- Born: Nicholas Gorissen
- Occupation(s): Game developer, musician
- Notable work: Zombies; Corporate Lifestyle Simulator; Domina;
- Style: Big beat, house, pop
- Website: www.thebignic.com

= Bignic =

Musician and independent video game developer

Nicholas Gorissen, also known as Bignic, is an indie game developer and independent musician. His video games are released under his company Dolphin Barn Incorporated, based in Quebec, Canada, where he was the only employee as of 2017.

He once joked in 2010 that he chose Bignic ("Big Nick") as his alias because he was "6'4 and 400lbs".

== Games ==
Zombies for Windows and iOS was released in 2012. The game was renamed to "Corporate Lifestyle Simulator" in 2014 and re-released with additional content.

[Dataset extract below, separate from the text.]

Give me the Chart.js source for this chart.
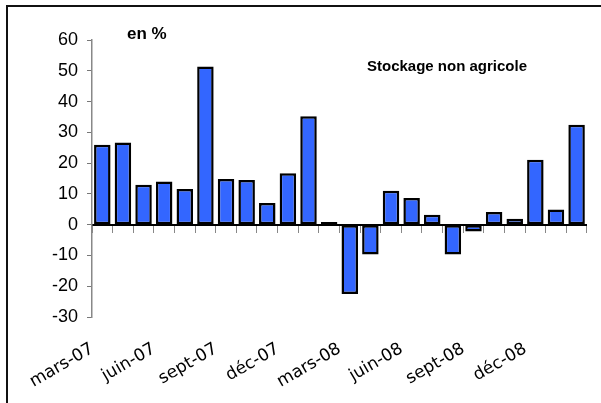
<!DOCTYPE html>
<html>
<head>
<meta charset="utf-8">
<script src="https://cdn.jsdelivr.net/npm/chart.js@4"></script>
<style>
  html, body { margin: 0; background: #fff; overflow: hidden; }
  canvas { display: block; }
</style>
</head>
<body>
<canvas id="chart" width="601" height="403"></canvas>
<script>
'use strict';

const months = [
  'mars-07', 'avr-07', 'mai-07', 'juin-07', 'juil-07', 'août-07',
  'sept-07', 'oct-07', 'nov-07', 'déc-07', 'janv-08', 'févr-08',
  'mars-08', 'avr-08', 'mai-08', 'juin-08', 'juil-08', 'août-08',
  'sept-08', 'oct-08', 'nov-08', 'déc-08', 'janv-09', 'févr-09'
];
const stockage = [
  26.0, 26.7, 13.0, 14.0, 11.6, 51.4,
  14.8, 14.5, 7.0, 16.7, 35.2, 0.9,
  -22.5, -9.7, 11.0, 8.7, 3.2, -9.7,
  -2.2, 4.1, 1.9, 21.1, 4.9, 32.5
];
const yTicks = [-30, -20, -10, 0, 10, 20, 30, 40, 50, 60];
const unitLabel = 'en %';
const seriesTitle = 'Stockage non agricole';

// frame (left + top edges only) and the two free-floating captions
const decorations = {
  id: 'decorations',
  afterDraw(chart) {
    const ctx = chart.ctx;
    ctx.save();
    ctx.strokeStyle = '#111';
    ctx.lineWidth = 2;
    ctx.beginPath();
    ctx.moveTo(7, chart.height);
    ctx.lineTo(7, 6);
    ctx.lineTo(chart.width, 6);
    ctx.stroke();

    ctx.fillStyle = '#000';
    ctx.textBaseline = 'alphabetic';
    ctx.textAlign = 'left';
    ctx.font = 'bold 17px "Liberation Sans", Arial, sans-serif';
    ctx.fillText(unitLabel, 127, 39);
    ctx.font = 'bold 15px "Liberation Sans", Arial, sans-serif';
    ctx.fillText(seriesTitle, 367, 71);
    ctx.restore();
  }
};

const ctx = document.getElementById('chart').getContext('2d');
new Chart(ctx, {
  type: 'bar',
  data: {
    labels: months,
    datasets: [{
      label: seriesTitle,
      data: stockage,
      backgroundColor: '#3366ff',
      borderColor: '#000',
      borderWidth: 2.5,
      borderSkipped: false,
      barPercentage: 0.8,
      categoryPercentage: 1,
      xAxisID: 'x',
    }]
  },
  options: {
    responsive: false,
    animation: false,
    layout: {
      padding: { top: 40, right: 10, bottom: 0, left: 0 }
    },
    plugins: {
      legend: { display: false },
      tooltip: { enabled: false },
    },
    scales: {
      x: {
        position: 'bottom',
        afterFit: (scale) => { scale.height = 86; },
        grid: { display: false },
        border: { display: false },
        ticks: {
          autoSkip: false,
          minRotation: 30,
          maxRotation: 30,
          labelOffset: -10,
          padding: 14,
          color: '#000',
          font: { family: '"DejaVu Sans", Verdana, sans-serif', size: 17 },
          callback: function (value, index) {
            return index % 3 === 0 ? this.getLabelForValue(value) : '';
          },
        },
      },
      xZero: {
        type: 'category',
        position: { y: 0 },
        grid: {
          drawOnChartArea: false,
          drawTicks: true,
          tickLength: 7,
          tickColor: '#888',
          offset: true,
        },
        border: { color: '#000', width: 2 },
        ticks: { display: false },
      },
      y: {
        min: -30,
        max: 60,
        afterFit: (scale) => { scale.width = 92; },
        afterBuildTicks: (scale) => { scale.ticks = yTicks.map(v => ({ value: v })); },
        grid: {
          drawOnChartArea: false,
          tickLength: 5,
          tickColor: '#777',
        },
        border: { color: '#888', width: 1.5 },
        ticks: {
          padding: 9,
          color: '#000',
          font: { family: '"Liberation Sans", Arial, sans-serif', size: 18 },
        },
      },
    },
  },
  plugins: [decorations],
});
</script>
</body>
</html>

In 2017, Gorissen released Domina, a gladiator management game. Rock Paper Shotgun praised the game for its soundtrack.

== Controversies ==
In March 2022, the patch notes of a Domina update contained a message recommending people not to wear face masks during the COVID-19 pandemic. This caused a backlash from the community and the game was review bombed on Steam, making its recent reviews rating drop to "overwhelmingly negative". This was following earlier patch notes containing messages against Internet pornography, and followed by transphobic statements. Gorissen reported several of the reviews, which he labelled as "fraudulent" and an "orchestrated campaign of lies," but Steam moderators chose not to remove them. Gorissen consequently announced in August 2022 that Domina was unlikely to receive future updates on the platform.

In September 2022, a new Domina update contained transphobic comments and personal transphobic insults about Keffals, a Twitch streamer. Steam delisted Domina citing "insults targeting another person," "various rule violations" and announced "ending [their] business relationship with 'Dolphin Barn Incorporated' and removing all associated products from sale."